*Given information*
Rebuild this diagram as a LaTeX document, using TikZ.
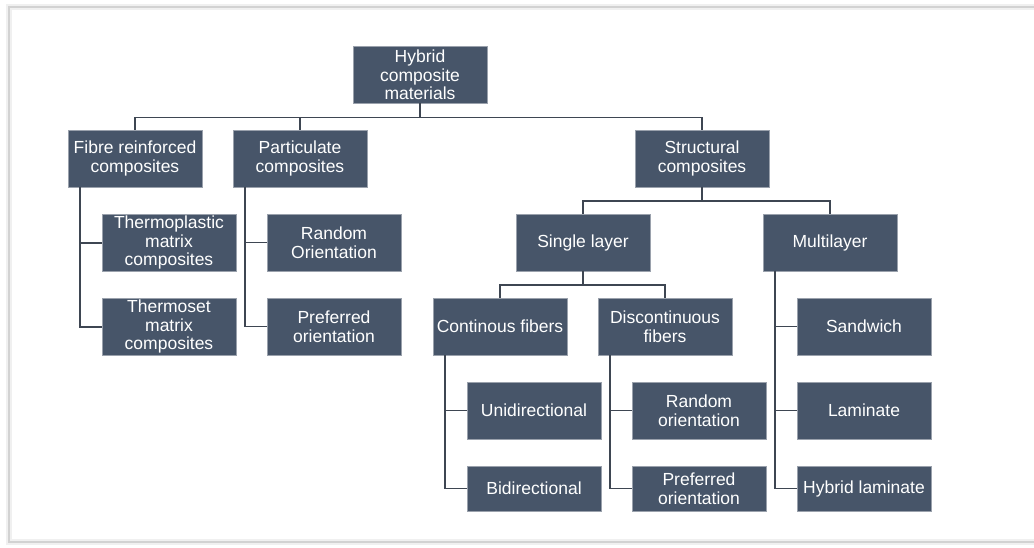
\documentclass[tikz,border=0pt]{standalone}
\usepackage{fontspec}
\setmainfont{Liberation Sans}
\usetikzlibrary{positioning}
\definecolor{slate}{RGB}{71,85,105}
\definecolor{linkgray}{RGB}{62,70,82}

\begin{document}
\begin{tikzpicture}[x=1pt, y=1pt,
  box/.style={draw=slate!55!white, line width=0.6pt, fill=slate, text=white, minimum width=134pt, minimum height=57pt, inner sep=2pt, outer sep=0pt, align=center, font=\fontsize{17.5}{18.5}\selectfont},
  lowbox/.style={box, minimum height=45pt},
  link/.style={draw=linkgray, line width=1.8pt}]
  \useasboundingbox (0,0) rectangle (1034,-548);
  % frame
  \draw[gray!12, line width=6pt] (1034,-7) -- (9,-7) -- (9,-542) -- (1034,-542);
  \draw[gray!35, line width=1.2pt] (1034,-7) -- (9,-7) -- (9,-542) -- (1034,-542);

  % top level
  \node[box] (root) at (420,-75) {Hybrid\\composite\\materials};
  \node[box] (fibre) at (135,-158.5) {Fibre reinforced\\composites};
  \node[box, right=31pt of fibre] (partic) {Particulate\\composites};
  \node[box, right=268pt of partic] (struct) {Structural\\composites};
  \draw[link] (root.south) -- ++(0,-14) -| (fibre.north);
  \draw[link] (root.south) -- ++(0,-14) -| (partic.north);
  \draw[link] (root.south) -- ++(0,-14) -| (struct.north);

  % fibre reinforced
  \node[box, below right=27pt and 34pt of fibre.south west] (thermoplastic) {Thermoplastic\\matrix\\composites};
  \node[box, below=27pt of thermoplastic] (thermoset) {Thermoset\\matrix\\composites};
  \draw[link] ([xshift=12pt]fibre.south west) |- (thermoplastic.west);
  \draw[link] ([xshift=12pt]fibre.south west) |- (thermoset.west);

  % particulate
  \node[box, below right=27pt and 34pt of partic.south west] (randomp) {Random\\Orientation};
  \node[box, below=27pt of randomp] (preferp) {Preferred\\orientation};
  \draw[link] ([xshift=12pt]partic.south west) |- (randomp.west);
  \draw[link] ([xshift=12pt]partic.south west) |- (preferp.west);

  % structural
  \node[box, below=27pt of struct, xshift=-119pt] (single) {Single layer};
  \node[box, right=113pt of single] (multi) {Multilayer};
  \draw[link] (struct.south) -- ++(0,-14) -| (single.north);
  \draw[link] (struct.south) -- ++(0,-14) -| (multi.north);

  \node[box, below=27pt of single, xshift=-83pt] (cont) {Continous fibers};
  \node[box, right=31pt of cont] (discont) {Discontinuous\\fibers};
  \draw[link] (single.south) -- ++(0,-14) -| (cont.north);
  \draw[link] (single.south) -- ++(0,-14) -| (discont.north);

  \node[box, below right=27pt and 34pt of cont.south west] (unidir) {Unidirectional};
  \node[lowbox, below=27pt of unidir] (bidir) {Bidirectional};
  \draw[link] ([xshift=12pt]cont.south west) |- (unidir.west);
  \draw[link] ([xshift=12pt]cont.south west) |- (bidir.west);

  \node[box, below right=27pt and 34pt of discont.south west] (randomd) {Random\\orientation};
  \node[lowbox, below=27pt of randomd] (preferd) {Preferred\\orientation};
  \draw[link] ([xshift=12pt]discont.south west) |- (randomd.west);
  \draw[link] ([xshift=12pt]discont.south west) |- (preferd.west);

  \node[box, below right=27pt and 34pt of multi.south west] (sandwich) {Sandwich};
  \node[box, below=27pt of sandwich] (laminate) {Laminate};
  \node[lowbox, below=27pt of laminate] (hybridlam) {Hybrid laminate};
  \draw[link] ([xshift=12pt]multi.south west) |- (sandwich.west);
  \draw[link] ([xshift=12pt]multi.south west) |- (laminate.west);
  \draw[link] ([xshift=12pt]multi.south west) |- (hybridlam.west);
\end{tikzpicture}
\end{document}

*Work instructions*
Give again exactly the lines running from the beginning of the material above through the line that contains "west) |- (thermoset.west);", and leave out every picture.

*Complete response*
Rebuild this diagram as a LaTeX document, using TikZ.
\documentclass[tikz,border=0pt]{standalone}
\usepackage{fontspec}
\setmainfont{Liberation Sans}
\usetikzlibrary{positioning}
\definecolor{slate}{RGB}{71,85,105}
\definecolor{linkgray}{RGB}{62,70,82}

\begin{document}
\begin{tikzpicture}[x=1pt, y=1pt,
  box/.style={draw=slate!55!white, line width=0.6pt, fill=slate, text=white, minimum width=134pt, minimum height=57pt, inner sep=2pt, outer sep=0pt, align=center, font=\fontsize{17.5}{18.5}\selectfont},
  lowbox/.style={box, minimum height=45pt},
  link/.style={draw=linkgray, line width=1.8pt}]
  \useasboundingbox (0,0) rectangle (1034,-548);
  % frame
  \draw[gray!12, line width=6pt] (1034,-7) -- (9,-7) -- (9,-542) -- (1034,-542);
  \draw[gray!35, line width=1.2pt] (1034,-7) -- (9,-7) -- (9,-542) -- (1034,-542);

  % top level
  \node[box] (root) at (420,-75) {Hybrid\\composite\\materials};
  \node[box] (fibre) at (135,-158.5) {Fibre reinforced\\composites};
  \node[box, right=31pt of fibre] (partic) {Particulate\\composites};
  \node[box, right=268pt of partic] (struct) {Structural\\composites};
  \draw[link] (root.south) -- ++(0,-14) -| (fibre.north);
  \draw[link] (root.south) -- ++(0,-14) -| (partic.north);
  \draw[link] (root.south) -- ++(0,-14) -| (struct.north);

  % fibre reinforced
  \node[box, below right=27pt and 34pt of fibre.south west] (thermoplastic) {Thermoplastic\\matrix\\composites};
  \node[box, below=27pt of thermoplastic] (thermoset) {Thermoset\\matrix\\composites};
  \draw[link] ([xshift=12pt]fibre.south west) |- (thermoplastic.west);
  \draw[link] ([xshift=12pt]fibre.south west) |- (thermoset.west);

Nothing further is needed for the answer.